I really don't see why you are so against the idea of this. All it does is allow enhancement filters for basically no CPU cost.
Deathlike2
ZSNES Developer
ZSNES Developer
Posts: 6747
Joined: Tue Dec 28, 2004 6:47 am

Post by Deathlike2 »

I believe MaxSt is making a decision via a development standpoint rather than a viewer's ideal standpoint.

SNES emulation isn't going to be that much better (as to requiring new processors) and using all these cpu cycles can be better put with software (cpu) based filters.

I would think it would be nice to put some of those filters through the video card... but you need to look at this. The baseline video card needed to do this would probably be greater than the current integrated solution out there.

The majority of systems that go out there have POS video cards... thus giving no incentive to goto such a method.

Besides... the lowest common denominator ends up having more powerful cpus.

Even if you wanted to implement stuff to utlilize the video card, it'll probably waste unnecessary development time because of quirks or minor things that can affect the output (cpu rendering is essentially foolproof).

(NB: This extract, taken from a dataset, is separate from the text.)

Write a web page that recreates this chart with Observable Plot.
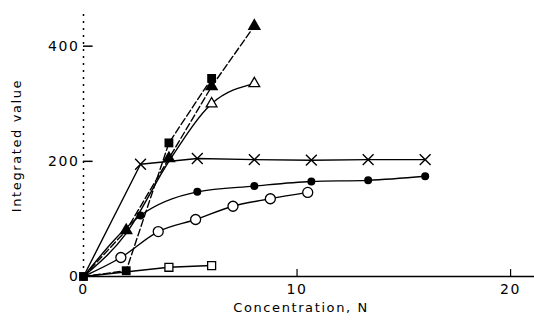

Look at it down the road... 2 years from now.. CPUs will be fast enough to handle HQ4x perfectly... why bother?
MaxSt
ZSNES Developer
ZSNES Developer
Posts: 113
Joined: Wed Jul 28, 2004 7:07 am
Location: USA
Contact:

Post by MaxSt »

Nightcrawler wrote:I agree. Just because we have a powerful machines, does that make it so we should all code inefficiently?
ZSNES code is very efficient and highly optimized.
Nightcrawler wrote:If an obvious opportunity arises to free some CPU time.. why not take it?
It was proven that it's possible to implement 2xSaI in shaders, but that way you'll free maybe 1% of CPU time. What's the point? Do it if you want, but it's a lot of work, and no one will say "thank you" at the end, because nobody will notice additional 1% of CPU time.
Nightcrawler wrote:You're mentality is basically saying who cares about code optimization if the CPU can already runs it full speed. I'd say most programmers would not share your views there.
I care a lot about optimization. The only reason that ZSNES is playable with hq4x filter is because I highly optimized it, using lots of MMX. Other emulators like AdvanceMAME or VBA are using very unoptimized, very slow C code for HQ filters. Lecture them about optimization.

MaxSt.
Reznor007
Lurker
Posts: 118
Joined: Fri Jul 30, 2004 8:11 am
Contact:

Post by Reznor007 »

MaxSt wrote:
Nightcrawler wrote:I agree. Just because we have a powerful machines, does that make it so we should all code inefficiently?
ZSNES code is very efficient and highly optimized.
Nightcrawler wrote:If an obvious opportunity arises to free some CPU time.. why not take it?
It was proven that it's possible to implement 2xSaI in shaders, but that way you'll free maybe 1% of CPU time. What's the point? Do it if you want, but it's a lot of work, and no one will say "thank you" at the end, because nobody will notice additional 1% of CPU time.
Nightcrawler wrote:You're mentality is basically saying who cares about code optimization if the CPU can already runs it full speed. I'd say most programmers would not share your views there.
I care a lot about optimization. The only reason that ZSNES is playable with hq4x filter is because I highly optimized it, using lots of MMX. Other emulators like AdvanceMAME or VBA are using very unoptimized, very slow C code for HQ filters. Lecture them about optimization.

MaxSt.
Of course, AdvanceMAME can be compiled for non x86 CPU's. And just because something is ASM doesn't mean it's faster than C. Ask RBelmont or Farfetch'd from Modeler/MAME.
byuu

Post by byuu »

Offtopic
And just because something is ASM doesn't mean it's faster than C. Ask RBelmont or Farfetch'd from Modeler/MAME.
Sure, if you suck at writing assembly code. This is just one of those arguments high-level language programmers made up to justify to themselves that writing code in c instead of assembly is perfectly ok. It is, but saying well written c can generate binary code that's just as fast as well written assembly is just stupid. Arguing that well written c is faster than poorly written assembly is blatantly obvious, and even more stupid.
In order to write effective x86 code, you need to understand how the processor works (and optimize for all processors, not just one type of x86 processor) and be able to recognize which routines need to be in assembly and which don't matter. Most people don't understand this and then wonder why their compiler generated code runs faster than their assembly code.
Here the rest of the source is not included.